Abdelhamid ließ den Blick schweifen.
Die Gäste trugen Abendkleidung.
Abdelhamid war in seinem dunkelgrauen Straßenanzug gerade noch angemessen angezogen. Eine Frau lachte schrill. Jemand hielt Abdelhamid ein Tablett hin und er nahm eines der Champagnergläser.
Ein großformatiges, bis zur Decke reichendes Gemälde, dessen abstrakte Muster an arabische Kalligraphie erinnerten, nahm Abdelhamid für Augenblicke in seinen Bann.
Mustafa al-Khalili hieß der Künstler. Er stammte aus Kairo, lebte aber seit zwanzig Jahren in Deutschland; wie seine auf einer kleinen Schautafel abgedruckte Vita verriet.
»Wie ich sehe, haben Sie Ihren Sinn für Kunst entdeckt«, sagte eine Stimme in Abdelhamids Rücken.

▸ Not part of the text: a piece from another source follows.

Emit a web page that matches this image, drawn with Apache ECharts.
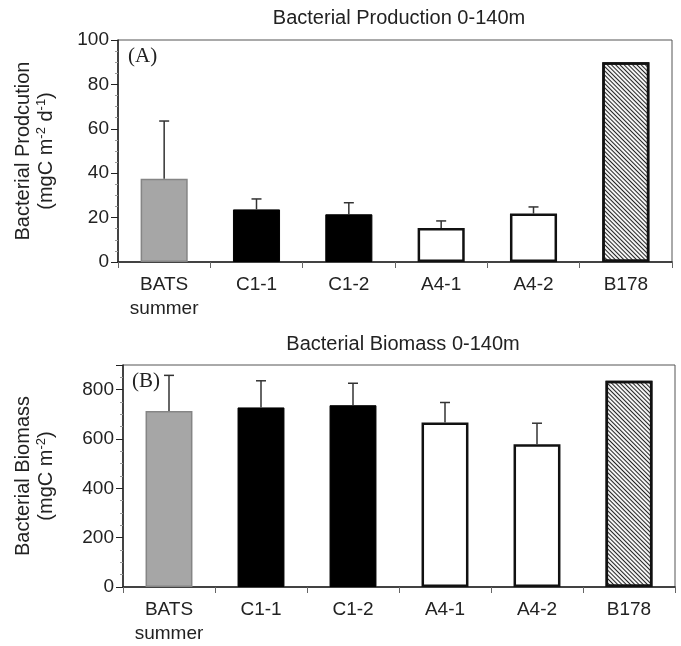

Er wirbelte herum, blickte in das Gesicht eines hageren Mannes. »Mario«, stieß Abdelhamid hervor.
»Was gibt es denn so dringendes?« Mario blickte auf das Gemälde und grinste dabei. »Ihretwegen muss ich mir jetzt so einen Scheiß ansehen«, meinte er. »Am besten Sie kommen gleich zur Sache.«
Der Mann namens Mario war ziemlich schmächtig. Er reichte Abdelhamid kaum bis zur Schulter. Mario trug ein Jackett aus einem fließenden Stoff. Unter der Achsel war eine Verdickung zu sehen. Vermutlich von einem Schulterholster.
Abdelhamids Gesicht veränderte sich. Es wurde zur Maske.